The Cults Cult
You shouldn’t be afraid. I’ve only managed to join a cult overnight, no biggie. You can consider me one of Cults‘ newest groupies. I saw them play at Brillo Box last night, and they were fantastic. I heard their breakout single “Go Outside” via Pitchfork about six months ago and had a lukewarm reaction. It was ok, but I didn’t think it was deserving of the attention and buzz it generated. Once I heard their album, I was officially hooked. You can read a great review of it over here, at one of my fave music blogs. Shit’s on point. Read my review of the show first, of course!

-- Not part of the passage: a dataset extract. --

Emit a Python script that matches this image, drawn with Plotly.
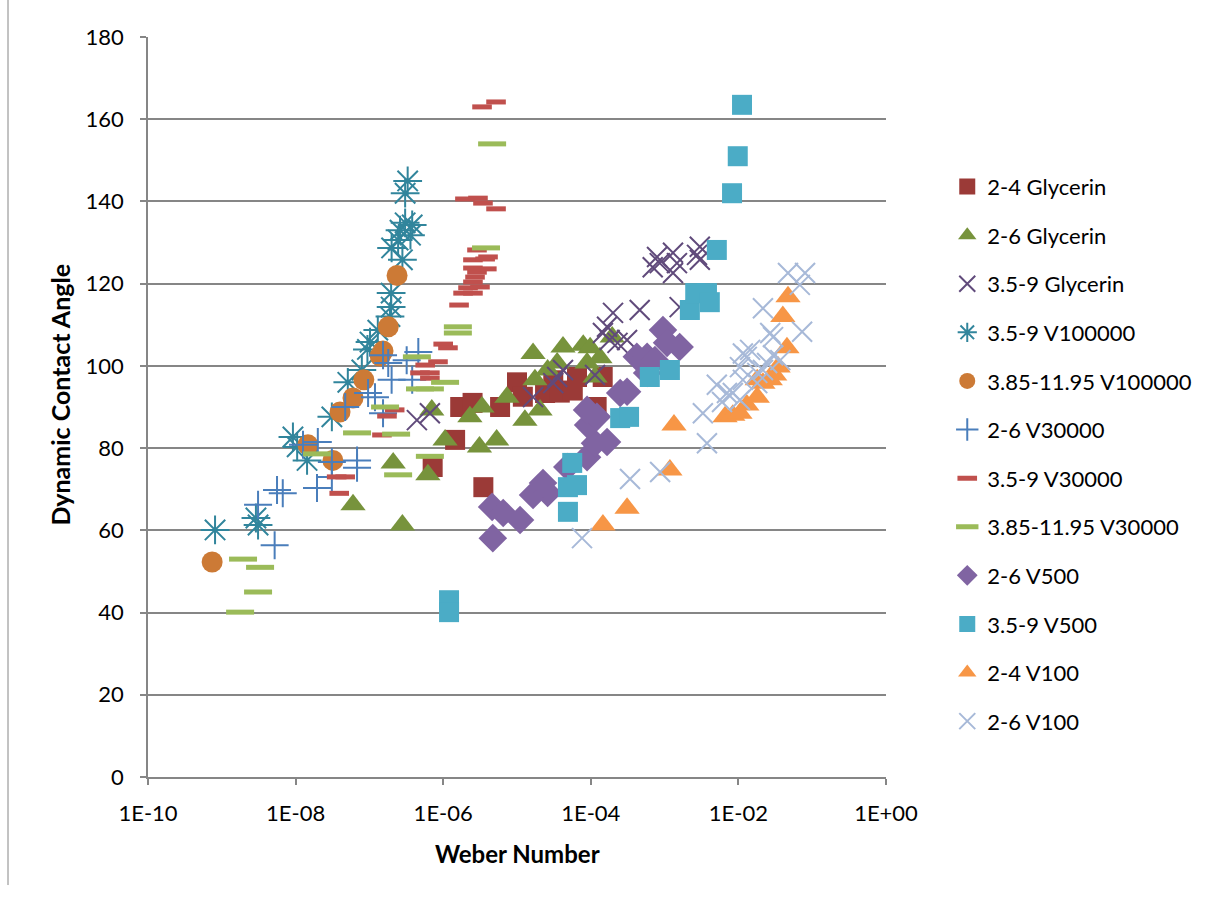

There was an extremely long wait between the second band and when Cults took the stage. I remember experiencing the same wait at my fave Brillo show to-date, last summer’s Sleigh Bells appearance. In both cases, it was totally worth it. I have in my notes, “These bitches better dance because they seem like a bunch of tight asses” ha. The room of stinky, cramped, cranky hipsters quickly turned into a sea of smiles as soon as the first note was played. They started out with my fave song on the album, Abducted, which got Pitchfork‘s prestigious nom of “Best New Music”. I couldn’t agree more. This band has definitely gained a spot on my ‘fave new bands I discovered in 2011’ list. I think they enjoyed the atmosphere of the show, and mentioned “This is rather intimate, I wish I knew everybody’s names”. By song five my second favorite song on the album, “You Know What I Mean” was performed. The lead singer, Madeline Follin, has some pipes! This is one of the rare instances in which the vocals sound identical, if not better performed live than they do on the recording. Madeline’s stage presence exuded an assured cuteness, as if she knows she’s adorable and has talent to boot.
Someone mentioned her vocals assume a similar pitch to that of Madonna’s, and while there’s some truth to that, what resounds more in my head is how antiquated their sound is. They’re one of many recent indie darlings who take the classic traits of a genre and put their own spin on it. Few, however do so as flawlessly and as brilliantly executed as this band. The Walkmen’s latest release, Lisbon, comes to mind as another band who takes elements from a timeless genre and put a modern spin on it. We aren’t talking Mambo # 5 here, folks. We’re talking innovative, masterfully constructed songs and albums that recreate certain styles better than the original. The CD review I posted earlier in this post articulated my point to a T:
“Obviously, Cults owes a strong bit of deference to The Supremes, to Phil Spector, to Lesley Gore, to the early sixties and surf rock. But this is not a period piece album…where like minded duo She & Him can often sound overly cutesy, as if this whole retro thing is just a lark, Cults makes it sound sincere.”
The between-song banter was as equally charming as the music. My favorite moment occurred before the song “Rave On” in which a band member remarked, “So I heard Pittsburgh is into raves.” Hells yeah, puttin that shiz on tha map! I also appreciated their lack of regard for formality. They skipped the pre-encore ritual of leaving the stage only to return one sip of beer and forehead wipe later, claiming, “No fake weirdness, this is going to be our encore song. There’s something fake about patting ourselves on the back” – cos I’m sure that’s what bands do when they go back stage for 2.5 seconds before the encore…pat themselves on the back. Maybe on the naughty bits? Who knows.
I’m really looking forward to seeing their career develop and hearing their music evolve. In some aspects they remind me of Beach House, but are a bit more polished at this stage in their career. Hello, summer 2011 soundtrack… my 2010 summer soundtrack (which was inevitably Beach House) was far too depressing anyway.